Part 2: “About Painting”

Part 2, Chapter 5 Summary: “The Psychological Working of Color”

When most people experience color, it makes only a “momentary and superficial impression” (24) consisting of physical sensations, such as those suggestive of warmth and coolness. In more “sensitive” souls, by contrast, colors have a deeper, more intense, psychic effect resulting in a “spiritual vibration.” In some people, colors can even suggest the effects of other senses, like taste or touch or sound.

Kandinsky states the first of several “guiding principles”: Color is “a power which directly influences the soul” and that the artist is “the hand” which plays with color like a musician on his instrument “to cause vibrations in the soul” (25). Thus, “color harmony” is one of the “guiding principles” of Kandinsky’s theory of art, based on the concept of the “inner need.”
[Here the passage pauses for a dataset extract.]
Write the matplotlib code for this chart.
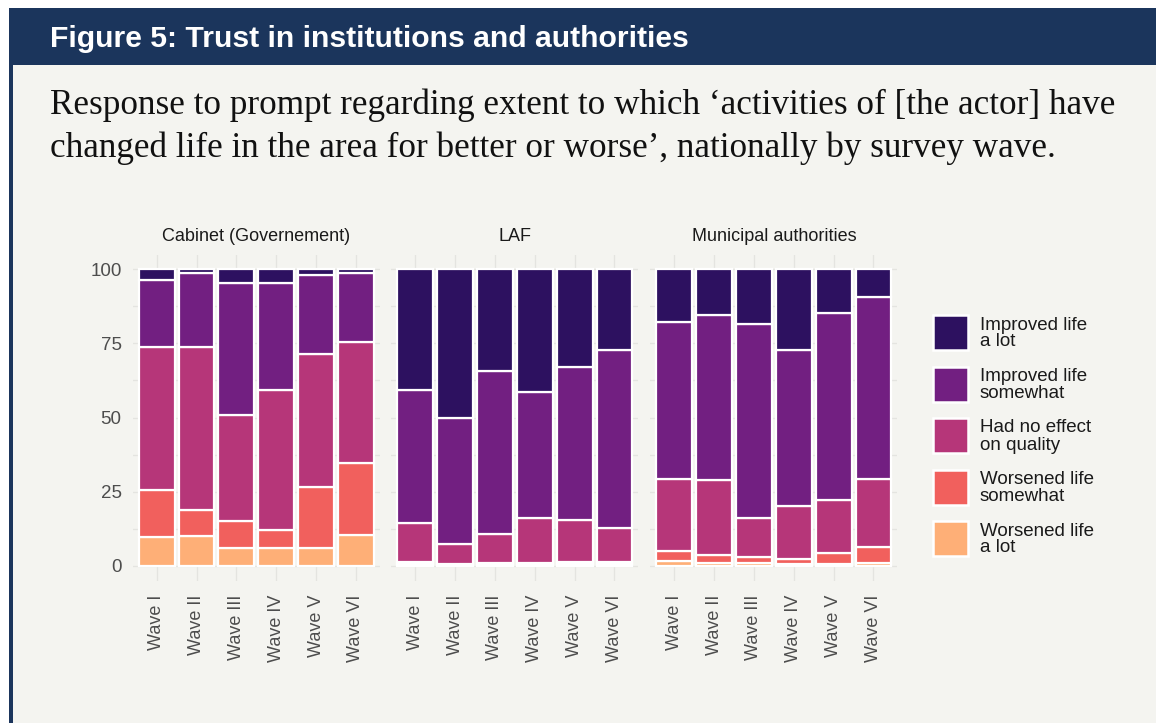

Part 2, Chapter 5 Analysis

In this chapter, Kandinsky introduces the subject of colors and their psychological and emotional effects on the soul, a subject he will discuss at much greater length in the following chapter. Upon seeing color, the eye at first receives “a purely physical impression” (23), but although this first impression is merely “superficial,” it later deepens into other sensations that more directly involve the soul and emotions. Kandinsky terms this the “psychic effect” of the colors and associates it with a “spiritual vibration.” As he does frequently, Kandinsky emphasizes The Affinity of Visual Art and Music: The artist’s job is to create spiritual vibrations, by means of color, in the souls of viewers, much as a musician plays the strings of an instrument.

The emotional associations of various colors are rooted partly in our experience of physical objects and phenomena. By seeing a particular color, we may be reminded of how an object of that color affected our senses. For example, we may be reminded of the warmth of a flame by seeing the color red. Here, Kandinsky hints at the theme of synesthesia by citing examples of people who have claimed to be able to “hear” or “taste” colors. Kandinsky claims that “keen lemon-yellow hurts the eye as a prolonged and shrill trumpet-note the ear” (24), hinting at his own experience of synesthesia.